==== Dataset content
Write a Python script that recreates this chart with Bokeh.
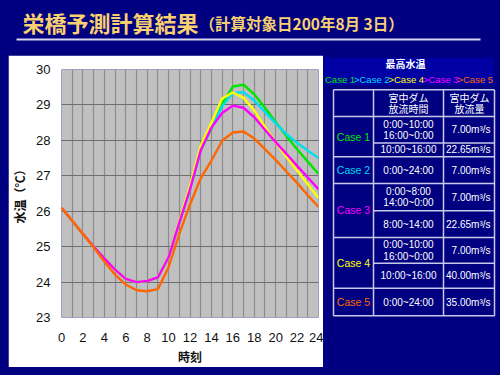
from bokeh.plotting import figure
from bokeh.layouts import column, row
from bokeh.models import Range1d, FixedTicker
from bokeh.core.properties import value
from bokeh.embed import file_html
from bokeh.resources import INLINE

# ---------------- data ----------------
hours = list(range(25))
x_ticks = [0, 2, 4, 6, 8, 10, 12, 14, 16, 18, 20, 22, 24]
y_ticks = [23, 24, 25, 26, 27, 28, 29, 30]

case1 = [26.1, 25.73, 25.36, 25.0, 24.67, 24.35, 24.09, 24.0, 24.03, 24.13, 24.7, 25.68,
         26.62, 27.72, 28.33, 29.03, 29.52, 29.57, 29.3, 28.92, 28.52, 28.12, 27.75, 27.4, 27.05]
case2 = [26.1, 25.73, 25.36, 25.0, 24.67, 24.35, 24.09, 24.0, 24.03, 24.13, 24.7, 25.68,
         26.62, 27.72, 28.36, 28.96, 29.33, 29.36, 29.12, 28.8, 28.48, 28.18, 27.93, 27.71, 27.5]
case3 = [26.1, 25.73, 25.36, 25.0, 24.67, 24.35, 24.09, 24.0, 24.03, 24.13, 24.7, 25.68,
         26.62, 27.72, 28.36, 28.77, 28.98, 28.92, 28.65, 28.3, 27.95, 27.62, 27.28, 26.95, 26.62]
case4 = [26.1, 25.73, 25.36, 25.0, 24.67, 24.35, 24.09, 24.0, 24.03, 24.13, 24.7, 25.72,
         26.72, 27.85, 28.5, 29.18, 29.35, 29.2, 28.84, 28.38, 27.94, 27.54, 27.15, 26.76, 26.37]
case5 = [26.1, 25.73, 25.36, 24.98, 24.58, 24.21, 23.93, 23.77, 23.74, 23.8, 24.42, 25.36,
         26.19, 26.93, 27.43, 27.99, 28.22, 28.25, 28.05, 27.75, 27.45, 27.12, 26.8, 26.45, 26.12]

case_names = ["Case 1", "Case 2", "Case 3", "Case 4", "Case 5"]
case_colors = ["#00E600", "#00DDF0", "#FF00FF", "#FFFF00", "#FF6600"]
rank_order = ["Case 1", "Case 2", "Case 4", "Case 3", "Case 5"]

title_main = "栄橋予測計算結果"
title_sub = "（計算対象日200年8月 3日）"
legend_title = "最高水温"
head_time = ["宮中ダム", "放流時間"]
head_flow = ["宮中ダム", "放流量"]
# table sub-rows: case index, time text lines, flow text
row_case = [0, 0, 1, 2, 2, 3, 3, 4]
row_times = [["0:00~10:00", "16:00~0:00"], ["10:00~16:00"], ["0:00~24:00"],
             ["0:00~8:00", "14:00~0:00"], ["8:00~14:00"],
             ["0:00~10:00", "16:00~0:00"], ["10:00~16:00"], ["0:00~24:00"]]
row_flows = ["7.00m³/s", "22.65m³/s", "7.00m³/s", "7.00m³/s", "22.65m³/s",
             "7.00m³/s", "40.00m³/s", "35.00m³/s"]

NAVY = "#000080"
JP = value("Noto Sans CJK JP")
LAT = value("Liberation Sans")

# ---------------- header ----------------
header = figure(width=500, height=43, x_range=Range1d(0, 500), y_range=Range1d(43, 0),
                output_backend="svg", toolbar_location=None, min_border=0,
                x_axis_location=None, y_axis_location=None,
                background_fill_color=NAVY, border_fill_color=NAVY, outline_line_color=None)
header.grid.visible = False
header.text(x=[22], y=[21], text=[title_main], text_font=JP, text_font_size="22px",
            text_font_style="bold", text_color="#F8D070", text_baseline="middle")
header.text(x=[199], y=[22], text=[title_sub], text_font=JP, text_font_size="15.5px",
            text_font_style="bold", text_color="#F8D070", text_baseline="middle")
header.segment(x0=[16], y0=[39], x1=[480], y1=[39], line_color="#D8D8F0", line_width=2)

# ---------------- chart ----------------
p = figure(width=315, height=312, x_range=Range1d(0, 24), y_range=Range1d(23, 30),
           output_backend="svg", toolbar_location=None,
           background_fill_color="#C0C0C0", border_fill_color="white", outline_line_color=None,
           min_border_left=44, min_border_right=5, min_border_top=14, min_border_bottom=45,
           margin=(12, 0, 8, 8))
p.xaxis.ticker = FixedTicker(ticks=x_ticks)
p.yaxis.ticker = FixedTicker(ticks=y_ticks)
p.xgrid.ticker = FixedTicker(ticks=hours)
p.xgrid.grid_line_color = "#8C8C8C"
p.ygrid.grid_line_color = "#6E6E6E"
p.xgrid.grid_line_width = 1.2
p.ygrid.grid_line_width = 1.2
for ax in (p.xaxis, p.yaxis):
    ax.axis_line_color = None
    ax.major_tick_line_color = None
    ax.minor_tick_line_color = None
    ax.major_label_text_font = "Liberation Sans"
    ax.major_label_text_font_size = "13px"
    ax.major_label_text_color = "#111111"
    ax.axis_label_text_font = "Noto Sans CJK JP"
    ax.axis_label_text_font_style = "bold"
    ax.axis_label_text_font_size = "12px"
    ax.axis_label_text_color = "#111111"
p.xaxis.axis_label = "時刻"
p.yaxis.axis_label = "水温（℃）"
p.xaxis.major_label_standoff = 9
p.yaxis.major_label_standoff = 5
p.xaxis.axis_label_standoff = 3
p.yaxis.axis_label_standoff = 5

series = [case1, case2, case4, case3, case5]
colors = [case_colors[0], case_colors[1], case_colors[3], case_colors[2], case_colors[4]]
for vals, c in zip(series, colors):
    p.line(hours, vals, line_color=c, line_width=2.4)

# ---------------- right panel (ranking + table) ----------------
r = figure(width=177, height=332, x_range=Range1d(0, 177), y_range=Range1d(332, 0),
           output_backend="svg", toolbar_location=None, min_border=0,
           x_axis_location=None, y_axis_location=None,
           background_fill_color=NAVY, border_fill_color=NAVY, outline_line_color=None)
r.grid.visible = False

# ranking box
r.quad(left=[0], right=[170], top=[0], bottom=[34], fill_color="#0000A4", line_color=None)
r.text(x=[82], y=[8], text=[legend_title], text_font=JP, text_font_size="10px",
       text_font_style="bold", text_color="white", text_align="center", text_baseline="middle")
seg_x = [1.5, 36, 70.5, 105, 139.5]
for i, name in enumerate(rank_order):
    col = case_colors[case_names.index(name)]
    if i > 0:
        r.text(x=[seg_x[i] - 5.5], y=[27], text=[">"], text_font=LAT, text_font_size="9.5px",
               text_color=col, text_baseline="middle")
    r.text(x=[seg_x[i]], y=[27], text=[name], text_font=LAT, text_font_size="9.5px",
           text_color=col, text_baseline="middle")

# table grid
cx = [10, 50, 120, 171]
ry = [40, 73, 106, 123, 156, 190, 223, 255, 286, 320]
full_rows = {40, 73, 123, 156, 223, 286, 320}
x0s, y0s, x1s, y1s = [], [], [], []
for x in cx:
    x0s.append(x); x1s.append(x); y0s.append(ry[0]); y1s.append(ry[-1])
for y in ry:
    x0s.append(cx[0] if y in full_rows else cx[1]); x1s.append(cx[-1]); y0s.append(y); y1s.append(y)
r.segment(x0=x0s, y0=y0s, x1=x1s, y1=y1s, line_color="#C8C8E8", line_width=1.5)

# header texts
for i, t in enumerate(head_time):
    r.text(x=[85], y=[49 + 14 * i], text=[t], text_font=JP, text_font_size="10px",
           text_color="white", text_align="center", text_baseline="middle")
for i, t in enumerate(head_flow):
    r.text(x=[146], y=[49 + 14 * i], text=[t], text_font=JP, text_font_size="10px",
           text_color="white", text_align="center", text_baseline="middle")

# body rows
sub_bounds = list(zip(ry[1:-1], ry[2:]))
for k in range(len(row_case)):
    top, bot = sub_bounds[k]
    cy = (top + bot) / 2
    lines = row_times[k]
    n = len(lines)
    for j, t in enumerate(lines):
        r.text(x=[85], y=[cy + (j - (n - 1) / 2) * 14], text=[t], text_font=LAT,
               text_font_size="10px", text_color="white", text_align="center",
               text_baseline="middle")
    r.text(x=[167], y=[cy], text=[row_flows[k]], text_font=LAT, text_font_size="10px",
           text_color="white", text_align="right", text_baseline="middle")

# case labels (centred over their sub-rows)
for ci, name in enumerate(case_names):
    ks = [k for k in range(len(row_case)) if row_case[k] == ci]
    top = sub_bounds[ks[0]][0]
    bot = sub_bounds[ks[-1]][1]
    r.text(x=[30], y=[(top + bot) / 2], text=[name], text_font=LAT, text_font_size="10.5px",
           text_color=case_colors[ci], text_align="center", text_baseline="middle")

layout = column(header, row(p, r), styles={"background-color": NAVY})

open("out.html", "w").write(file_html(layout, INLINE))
========
*Exercise task:* Restate the material word for word from its first line through the line containing "from bokeh.resources import INLINE", both included; the pictures do not belong in it.

*Task answer:*
Write a Python script that recreates this chart with Bokeh.
from bokeh.plotting import figure
from bokeh.layouts import column, row
from bokeh.models import Range1d, FixedTicker
from bokeh.core.properties import value
from bokeh.embed import file_html
from bokeh.resources import INLINE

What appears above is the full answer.